I have this friend who has a four and a half year old son. I recently found out every single time he uses the bathroom, she insists on holding his penis for him while he urinates. She calls this "tip-toeing"; she doesn't want his penis to touch the toilet seat. I find this very odd and was wondering if it's normal behavior.
This same boy can't say his ABC's or count and he doesn't dress himself. He doesn't have any disabilities that would refrain him from doing any of these things himself, either. Is this normal behavior for his age?
that is gross!!!!!!!!!!!!!!!!! i have 2 boys and i would never even think about doing that!!!!!!!!! there is something wrong with ur friend!!!!!!!!!! buy him a step stool if it is that much of a damn problem, gross!!!!!!
he should already know his abcs and 123s before he goes to pre k. if she is holding that for him then she is probably not letting him dress himself either. if i were u i would really think about calling cps b/c that is really disturbing!
i really hope that he isnt being abused!
Although I find the holding of the penis a bit micro managing, I think cps is VERY EXTREME! I have four boys and I know not one of them seems to make it in the toilet so I have to admit the idea has crossed my mind a time or two. I have never actually done that, but when they first learn they always need help with aim. I agree with Rebecca on the step stool idea. Also shooting cheerio targets is a great way to help with aiming.
If he cannot count at all or say ANY of his abc's there may be a disability that is not yet apparent due to his young age. All kids develop at a different rate and what may come quickly for one child, ie my first could say his abc's and count to 20 before his 2nd birthday, may not for another,ie my third is 4.5 and still forgets past lmnop and can't count consecutively past 12. He is just moving at his own pace.

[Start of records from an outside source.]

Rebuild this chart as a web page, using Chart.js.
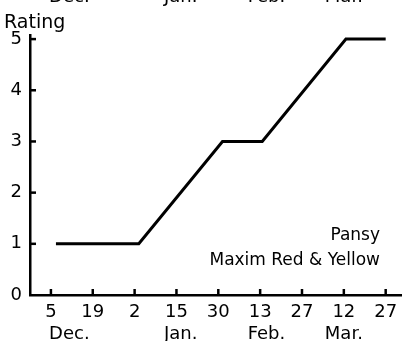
<!DOCTYPE html>
<html><head><meta charset="utf-8">
<script src="https://cdn.jsdelivr.net/npm/chart.js@4"></script>
<style>html,body{margin:0;padding:0;background:#fff;overflow:hidden}#wrap{width:402px;height:341px;position:relative}</style>
</head><body><div id="wrap"><canvas id="c"></canvas></div>
<script>
const tickLabels = ["5","19","2","15","30","13","27","12","27"];
const monthLabels = ["Dec.","Jan.","Feb.","Mar."];
const monthAt = [0.44, 3.1, 5.15, 7.0];
const xPos = [0.12, 2.1, 4.1, 5.05, 7.05, 8.0];
const rating = [1, 1, 3, 3, 5, 5];
const yTicks = [0,1,2,3,4,5];
const yTitle = "Rating";
const noteLines = ["Pansy","Maxim Red & Yellow"];

const FONT = "DejaVu Sans";
const extras = {
  id: 'extras',
  afterDraw(chart) {
    const ctx = chart.ctx, xs = chart.scales.x, ys = chart.scales.y;
    ctx.save();
    ctx.strokeStyle = '#000'; ctx.lineWidth = 2.5;
    yTicks.forEach(v => { if (v === 0) return; const p = ys.getPixelForValue(v);
      ctx.beginPath(); ctx.moveTo(xs.left, p); ctx.lineTo(xs.left + 6, p); ctx.stroke(); });
    tickLabels.forEach((t, i) => { const p = xs.getPixelForValue(i);
      ctx.beginPath(); ctx.moveTo(p, ys.bottom); ctx.lineTo(p, ys.bottom - 6); ctx.stroke(); });
    ctx.fillStyle = '#000';
    ctx.font = '18px "' + FONT + '"';
    ctx.textAlign = 'center'; ctx.textBaseline = 'alphabetic';
    monthLabels.forEach((m, i) => {
      const p = xs.getPixelForValue(monthAt[i]);
      ctx.fillText(m, p, 339);
      ctx.fillText(m, p, 1.5);
    });
    ctx.textAlign = 'left';
    ctx.font = '19px "' + FONT + '"';
    ctx.fillText(yTitle, 4, 28);
    ctx.textAlign = 'right';
    ctx.font = '17px "' + FONT + '"';
    ctx.fillText(noteLines[0], 380, 240);
    ctx.fillText(noteLines[1], 380, 265);
    ctx.restore();
  }
};

new Chart(document.getElementById('c'), {
  type: 'line',
  data: { datasets: [{ data: xPos.map((x, i) => ({x, y: rating[i]})),
    borderColor: '#000', borderWidth: 3, pointRadius: 0, tension: 0, fill: false }] },
  options: {
    responsive: true, maintainAspectRatio: false, animation: false,
    layout: { padding: { top: 35, left: 0, right: 0, bottom: 0 } },
    plugins: { legend: { display: false }, tooltip: { enabled: false } },
    scales: {
      x: { type: 'linear', min: -0.5, max: 8.39,
        afterBuildTicks: s => { s.ticks = tickLabels.map((_, i) => ({ value: i })); },
        afterFit: s => { s.height = 46; s.paddingRight = 0; s.paddingLeft = 0; },
        grid: { display: false, drawTicks: false },
        border: { display: true, color: '#000', width: 2.5 },
        ticks: { color: '#000', padding: 7, maxRotation: 0, autoSkip: false,
          font: { family: FONT, size: 18 }, callback: v => tickLabels[v] } },
      y: { type: 'linear', min: 0, max: 5.08,
        afterBuildTicks: s => { s.ticks = yTicks.map(v => ({ value: v })); },
        afterFit: s => { s.width = 30; s.paddingTop = 0; s.paddingBottom = 0; },
        grid: { display: false, drawTicks: false },
        border: { display: true, color: '#000', width: 2.5 },
        ticks: { color: '#000', padding: 8, font: { family: FONT, size: 18 } } }
    }
  },
  plugins: [extras]
});
</script></body></html>
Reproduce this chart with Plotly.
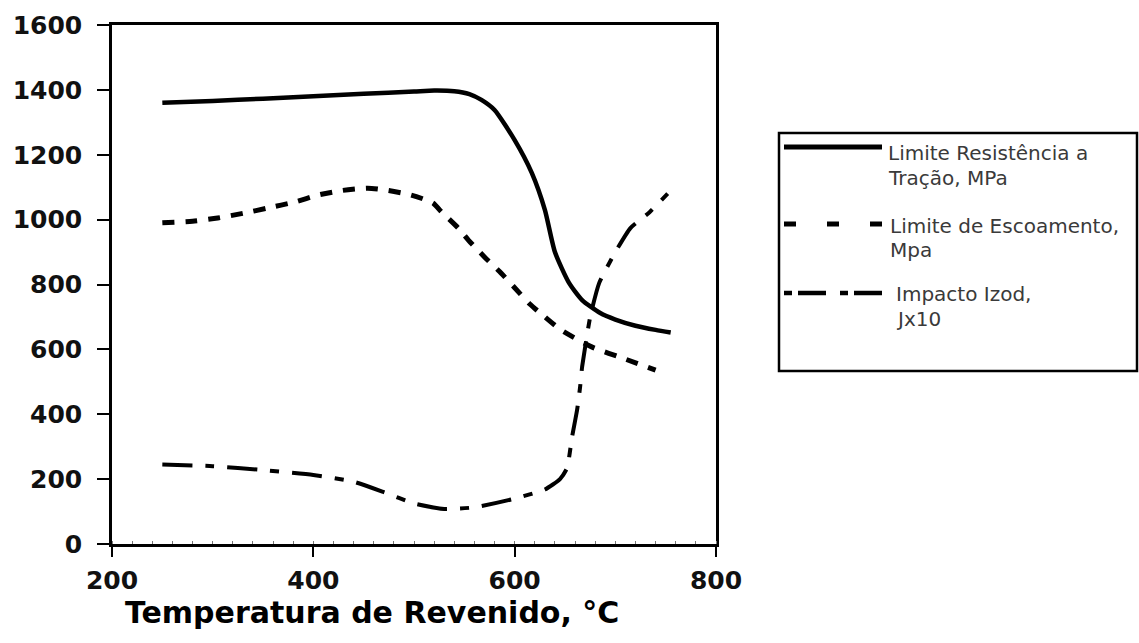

You would be a good friend if you encouraged your friend and offered help when asked. But if she's not asking for any help or can not see a problem with her child and her husband isn't seeing a problem, then your best course of action may be to do nothing. Lots of friendships end because of disagreements over how moms parent differently. It is not worth that.
I'm sorry, but I do not agree that you should call CPS. CPS can really do a lot of damage to that family, permantly, and you should take CPS very seriously. If you feel that something more is going on, and I mean that the child is being molested, than, yes pursue it. But, if this mother's only conviction is that she is babying her son and holding him back, than no, that would be a very irresponsible thing to do. I completely agree that this mother isn't doing the right thing, but he is only 4 1/2. My daughter is 4, and she still needs my assistance often in the restroom. When we are out in public, I do not let her sit on the toilet. I actually hover her over the seat. So, I can see that her concern is legit, but she should probably allow her son to sit to pee (with a lined toilet seat if it's in public). Maybe you should suggest this to her. Is it that this little boy can't do these things (dress himself, ABCs, etc.) or he won't? Does he talk normal for his age and play normal with other kids? Is he around other kids like in preschool or daycare? These are a lot of things to consider before saying for sure why he isn't doing these things. Good luck.